The human journey is therefore from image unto image. “Just as we have borne the image of the man of dust,” writes Paul, “we shall also bear the image of the man of heaven” (1 Corinthians 15:49). Or, more famously, “For those whom he foreknew he predestined to be conformed to the image of his Son” (Romans 8:29).
It is only after all this—after the metaphysical work that climbs to the highest heavens and back again—that John gets around to making his case for images that are made with human hands. But because that justification for human-made images—art—is freighted with such metaphysical force, it succeeds. Although he did not live to see his cause vindicated, John’s arguments—providentially made possible by Muslim political asylum—carried the day. Icons reasserted themselves in the life of the eastern Christian empire, just as images have recently emerged from a time of modernist censure.
Clearly, there are differences between the Byzantine vindication of icons and the more recent postmodern restoration of images. But one last hero of figuration, George Tooker (1920–2011), brings the two revivals remarkably close. Like Stanley Spencer or Lucien Freud, Tooker was among the painters who lived through modernism without ever giving up on figuration, and who still managed to attain notice.
Painted in the older egg tempera tradition (“The [method’s] slowness fits me,” he explained), Tooker’s work became a part of the canon, acquired by major American museums. Dejected by New York life at mid-century, Tooker translated urban alienation into paint, seeing subways and waiting rooms as modern purgatories. But his New York Times obituary inexplicably limited itself to this initial aspect of his career: “George Tooker, Painter Capturing Modern Anxieties, Dies at 90.” A far more insightful summation is, as one art historian put it, “From Anxiety to Agape.” Tooker journeyed, in his own words, from painting “this is what we are forced to suffer in life,” to images of “this is what we should be.”
Like Guston, Tooker found it necessary to abscond from Manhattan. From his base in Vermont, he continued to employ figural art to restore the image to those who were denied dignity, such as interracial couples and homosexuals. That Tooker was gay is no secret—much less known is that following the death of his partner, he converted to Catholicism.
Religious imagery then surfaced more prominently in his canvases. When asked to paint an altarpiece for his church, Tooker produced a polyptych of the seven sacraments where the Eucharist transfigures his Vermont hills. Tooker’s paintings, it seems to this observer, are as at home in the image-rich universe of John of Damascus as are Byzantine icons themselves. In place of the gold background is a softening, forgiving light of affection that envelops every figure, which is to say, Tooker somehow painted love.
Still, modernity’s interdiction persisted. Tooker’s Stations of the Cross, however successful, are curious for being faceless—showing the hand gestures alone. “I have certain problems; it’s a matter of painting Our Lord,” Tooker explained. “That’s a problem I haven’t resolved at this point.” There is much to be said, of course, for the kind of artistic humility that, on pious principle, demurs from representing the face of God.

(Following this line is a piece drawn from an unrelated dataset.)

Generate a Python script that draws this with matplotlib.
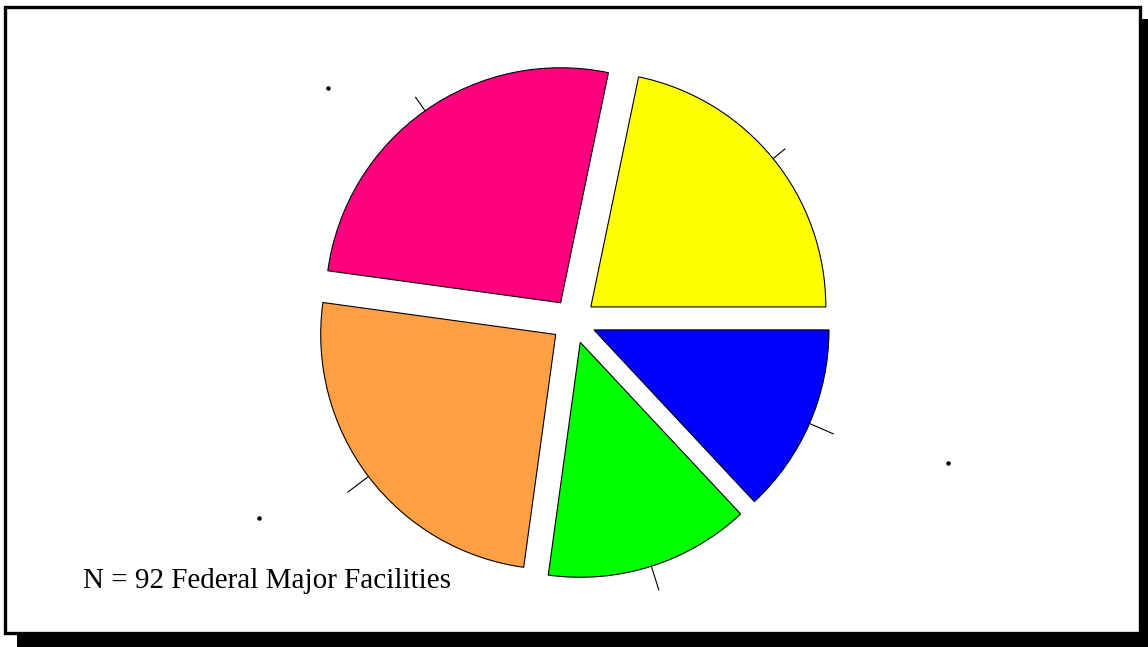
import numpy as np
import matplotlib
matplotlib.use("Agg")
import matplotlib.pyplot as plt
from matplotlib.patches import Rectangle

# Data
counts = [20, 24, 23, 13, 12]
colors = ["#FFFF00", "#FF0080", "#FFA044", "#00FF00", "#0000FF"]
explode_frac = [0.095] * 5
tick_end = [1.065, 1.07, 1.11, 1.105, 1.11]
note = "N = 92 Federal Major Facilities"
label_dots = [(-1.045, 0.991), (1.594, -0.604), (-1.338, -0.838)]

W, H = 1148, 647
fig = plt.figure(figsize=(W / 100, H / 100), dpi=100)

# shadow and frame (figure pixel coordinates)
fig.patches.append(Rectangle((17 / W, 0), 1 - 17 / W, 1 - 19 / H,
                             transform=fig.transFigure, facecolor="black",
                             edgecolor="none", zorder=-3))
fig.patches.append(Rectangle((4.5 / W, 1 - 633 / H), (1140 - 4.5) / W, (633 - 6.5) / H,
                             transform=fig.transFigure, facecolor="white",
                             edgecolor="black", linewidth=2.4, zorder=-2))

ax = fig.add_axes([0, 0, 1, 1])
ax.patch.set_alpha(0)
ax.set_axis_off()

cx_px, cy_px, r_px = 573.5, 321.0, 235.0
wedges, _ = ax.pie(counts, colors=colors, explode=explode_frac, startangle=0,
                   counterclock=True,
                   wedgeprops=dict(edgecolor="black", linewidth=0.8))
ax.set_aspect("auto")
ax.set_xlim(-cx_px / r_px, (W - cx_px) / r_px)
ax.set_ylim(-(H - cy_px) / r_px, cy_px / r_px)

# tick lines at each wedge's bisector
total = sum(counts)
start = 0.0
for c, e, te in zip(counts, explode_frac, tick_end):
    ang = np.deg2rad(start + 360.0 * c / total / 2)
    ox, oy = e * np.cos(ang), e * np.sin(ang)
    ax.plot([ox + np.cos(ang), ox + te * np.cos(ang)],
            [oy + np.sin(ang), oy + te * np.sin(ang)],
            color="black", linewidth=0.8)
    start += 360.0 * c / total

for x, y in label_dots:
    ax.plot(x, y, marker="o", markersize=2.2, color="black")

fig.text(83 / W, 1 - 588 / H, note, family="Liberation Serif", fontsize=21,
         ha="left", va="baseline", color="black")

fig.savefig("out.png", dpi=100)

And yet, urged by Father Rouelle, the priest who brought him to Catholicism, Tooker resolved his crisis with a solitary drawing of the resurrected Lord, one of his latest works. Christ—modestly wrapped in the shroud—stretches with delight as if from a long and satisfying rest, a sort of Easter day calisthenics to adjust to newly risen life.
“If there were no such thing as the resurrection of the flesh,” wrote Hans Urs von Balthasar, “then the truth would lie with Gnosticism and every form of idealism down to Schopenhauer and Hegel, for whom the finite must literally perish if it is to become spiritual and infinite.” But here in Tooker’s sketch is “the infinite within the finitude of form.”
The return of images in the wake of modernism, wherever it has surfaced, is a welcome development—and its sundry participants may not require full-scale, cosmic justification. But should they ever need it, the Damascene’s soaring cathedral of image theory, and George Tooker’s hard-won Jesus, wait.